Making sure that corporations who violate human rights and destroy the environment do not get our money can become a part-time job in and of itself. But if we are to walk our talk, this is an action strategy that will really make a difference, hard as it may be to do consistently. For example, finding clothing that is sweatshop free or coffee that is sustainably grown and that supports economic and social justice, and other items that were made without harm to the environment or to the people who made them, can seem overwhelming.

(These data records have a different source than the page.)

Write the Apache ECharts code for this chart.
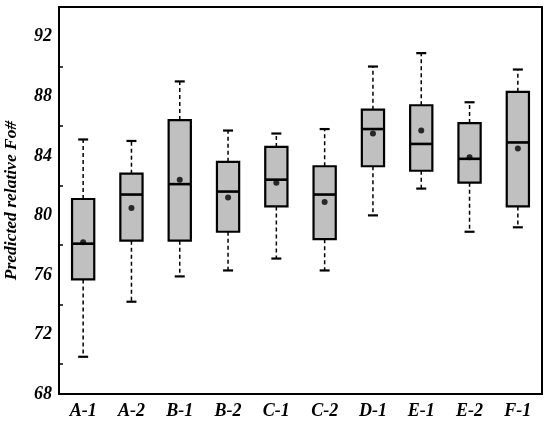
<!DOCTYPE html>
<html>
<head>
<meta charset="utf-8">
<script src="https://cdn.jsdelivr.net/npm/echarts@6/dist/echarts.min.js"></script>
<style>
  html, body { margin: 0; padding: 0; background: #fff; }
  #chart { width: 550px; height: 423px; }
</style>
</head>
<body>
<div id="chart"></div>
<script>
// --- data ---
const categories = ['A-1', 'A-2', 'B-1', 'B-2', 'C-1', 'C-2', 'D-1', 'E-1', 'E-2', 'F-1'];
const whiskerLow  = [70.5, 74.2, 75.9, 76.3, 77.1, 76.3, 80.0, 81.8, 78.9, 79.2];
const q1Values    = [75.7, 78.3, 78.3, 78.9, 80.6, 78.4, 83.3, 83.0, 82.2, 80.6];
const medians     = [78.1, 81.4, 82.1, 81.6, 82.4, 81.4, 85.8, 84.8, 83.8, 84.9];
const q3Values    = [81.1, 82.8, 86.4, 83.6, 84.6, 83.3, 87.1, 87.4, 86.2, 88.3];
const whiskerHigh = [85.1, 85.0, 89.0, 85.7, 85.5, 85.8, 90.0, 90.9, 87.6, 89.8];
const means       = [78.2, 80.5, 82.4, 81.2, 82.2, 80.9, 85.5, 85.7, 83.9, 84.5];

const FONT = '"Liberation Serif", "Times New Roman", serif';

const boxData = categories.map((c, i) =>
    [i, whiskerLow[i], q1Values[i], medians[i], q3Values[i], whiskerHigh[i]]);
const meanData = categories.map((c, i) => [i, means[i]]);

// box + dashed whiskers, positions come from the axes via api.coord
function renderBox(params, api) {
    const i = api.value(0);
    const pMin = api.coord([i, api.value(1)]);
    const pQ1 = api.coord([i, api.value(2)]);
    const pMed = api.coord([i, api.value(3)]);
    const pQ3 = api.coord([i, api.value(4)]);
    const pMax = api.coord([i, api.value(5)]);
    const band = api.size([1, 0])[0];
    const x = pMed[0];
    const half = band * 0.23;
    const cap = 5;
    const dash = { stroke: '#000', lineWidth: 1.5, lineDash: [4, 3] };
    const solid = { stroke: '#000', lineWidth: 2.2 };
    return {
        type: 'group',
        children: [
            { type: 'line', shape: { x1: x, y1: pQ3[1], x2: x, y2: pMax[1] }, style: dash },
            { type: 'line', shape: { x1: x, y1: pQ1[1], x2: x, y2: pMin[1] }, style: dash },
            { type: 'line', shape: { x1: x - cap, y1: pMax[1], x2: x + cap, y2: pMax[1] }, style: solid },
            { type: 'line', shape: { x1: x - cap, y1: pMin[1], x2: x + cap, y2: pMin[1] }, style: solid },
            { type: 'rect', shape: { x: x - half, y: pQ3[1], width: half * 2, height: pQ1[1] - pQ3[1] },
              style: { fill: '#c0c0c0', stroke: '#000', lineWidth: 2.2 } },
            { type: 'line', shape: { x1: x - half, y1: pMed[1], x2: x + half, y2: pMed[1] },
              style: { stroke: '#000', lineWidth: 2.6 } }
        ]
    };
}

const chart = echarts.init(document.getElementById('chart'));
chart.setOption({
    animation: false,
    grid: { left: 59, right: 8, top: 7, bottom: 29, show: true, borderColor: '#000', borderWidth: 2,
            containLabel: false, outerBoundsMode: 'none' },
    xAxis: {
        type: 'category',
        data: categories,
        boundaryGap: true,
        axisLine: { lineStyle: { color: '#000', width: 2 } },
        axisTick: { inside: true, alignWithLabel: true, length: 6, lineStyle: { color: '#000', width: 2 } },
        axisLabel: { color: '#000', fontFamily: FONT, fontStyle: 'italic', fontWeight: 'bold', fontSize: 18, margin: 8 },
        splitLine: { show: false }
    },
    yAxis: {
        type: 'value',
        min: 68, max: 94, interval: 4,
        name: 'Predicted relative Fo#',
        nameLocation: 'middle',
        nameGap: 39,
        nameTextStyle: { color: '#000', fontFamily: FONT, fontStyle: 'italic', fontWeight: 'bold', fontSize: 17.5 },
        axisLine: { show: true, lineStyle: { color: '#000', width: 2 } },
        axisTick: { inside: true, length: 6, lineStyle: { color: '#000', width: 2 } },
        minorTick: { show: true, splitNumber: 2, length: 4, lineStyle: { color: '#000', width: 1.5 } },
        axisLabel: { color: '#000', fontFamily: FONT, fontStyle: 'italic', fontWeight: 'bold', fontSize: 18, margin: 7,
                     showMaxLabel: false },
        splitLine: { show: false }
    },
    series: [
        { type: 'custom', renderItem: renderBox, data: boxData, encode: { x: 0, y: [1, 2, 3, 4, 5] }, z: 2 },
        { type: 'scatter', data: meanData, symbol: 'circle', symbolSize: 6,
          itemStyle: { color: '#000' }, z: 3 }
    ]
});
</script>
</body>
</html>
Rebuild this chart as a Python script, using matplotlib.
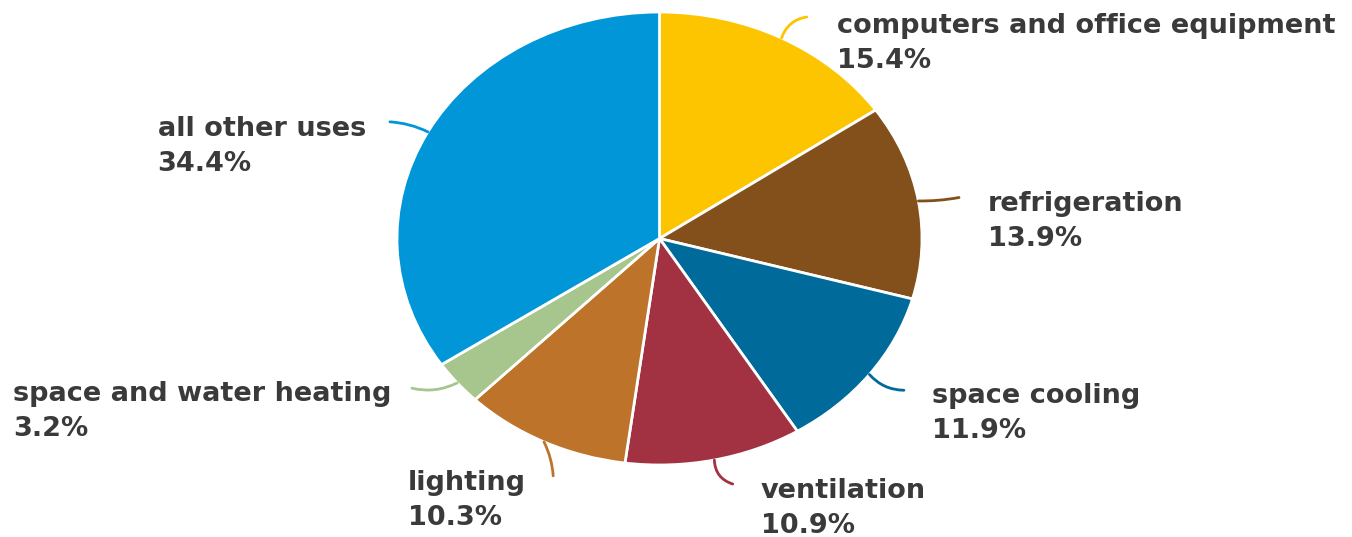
import numpy as np
import matplotlib.pyplot as plt

# Share of electricity use by end use
labels = ['computers and office equipment', 'refrigeration', 'space cooling',
          'ventilation', 'lighting', 'space and water heating', 'all other uses']
shares = [15.4, 13.9, 11.9, 10.9, 10.3, 3.2, 34.4]
colors = ['#FDC500', '#83501C', '#006A9A', '#A23141', '#BD732A', '#A7C68D', '#0096D7']

# layout: end of each leader line, label top-left corner (pie data units), curve bend
line_ends = [(0.561, 0.978), (1.141, 0.181), (0.931, -0.670), (0.279, -1.084),
             (-0.405, -1.048), (-0.943, -0.661), (-1.027, 0.515)]
text_pos = [(0.676, 0.995), (1.252, 0.21), (1.038, -0.640), (0.385, -1.058),
            (-0.958, -1.023), (-2.462, -0.631), (-1.912, 0.541)]
bends = [0.3, -0.05, -0.22, -0.35, 0.1, 0.18, -0.1]

fig = plt.figure(figsize=(13.52, 5.37), dpi=100)
ax = fig.add_axes([397 / 1352, 72 / 537, 525 / 1352, 453 / 537])

wedges, _ = ax.pie(shares, colors=colors, startangle=90, counterclock=False, radius=1,
                   wedgeprops=dict(edgecolor='white', linewidth=2))
ax.set_aspect('auto')
ax.set_xlim(-1, 1)
ax.set_ylim(-1, 1)
ax.axis('off')

for w, lab, val, end, pos, rad in zip(wedges, labels, shares, line_ends, text_pos, bends):
    mid = np.deg2rad((w.theta1 + w.theta2) / 2)
    edge = (np.cos(mid), np.sin(mid))
    ax.annotate('', xy=edge, xytext=end, annotation_clip=False,
                arrowprops=dict(arrowstyle='-', color=w.get_facecolor(), lw=2,
                                shrinkA=0, shrinkB=0,
                                connectionstyle='arc3,rad=%s' % rad))
    ax.text(pos[0], pos[1], '%s\n%.1f%%' % (lab, val), ha='left', va='top',
            fontsize=19.5, fontweight='bold', color='#3a3a3a', family='DejaVu Sans',
            linespacing=1.45, clip_on=False)

plt.savefig('out.png', dpi=100)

Fortunately, there are organizations helping to promote sustainable businesses to conscious consumers. One of the largest networks is Co-op America, that maintains a directory of socially responsible businesses and an email newsletter. Co-op America also co-produces the Green Festivals in Washington, DC and in San Francisco each year with Global Exchange. Another site that features sustainably-made products, services and tips for "green shopping" is Eco-mall, including how to take into account how a product is packaged before we make our decision to buy. Green Matters includes a directory of green businesses in the U.S and Canada, listing companies by product category, such as items used for organic gardening and non-toxic pest management.
Another way to find out whether you want to do business with a company is to check them out with several web sites that keep an eye on corporate behavior related to the environment or social justice issues. PAN provides profiles of the global big six agrichemical corporations. For information on the wider world of irresponsible businesses, Corpwatch has done tremendous work, for example, detailing how Coca Cola devastated an area of Kerala, India, both environmentally and economically, by contaminating water sources and then shutting down abruptly, causing large layoffs. Some corporations are so atrocious that they've attracted entire web sites dedicated just to chronicling their bad behavior, as with pesticide-producing giant Dow Chemical. Another site is the Corporate Accountability Project run by the Action Center, a grassroots environmental activist non-profit. The Action Center declares that the one hundred of largest economies in the world, fifty are corporations. And if you don't like your representatives in government, you can find out what corporations and industries paid for their campaigns at OpenSecrets.org, a service of the Center for Responsive Politics, and then stop giving these companies YOUR money!
We at PAN send you best wishes for a more sustainable and just New Year, and we applaud you for helping build a better world with the way you spend your money.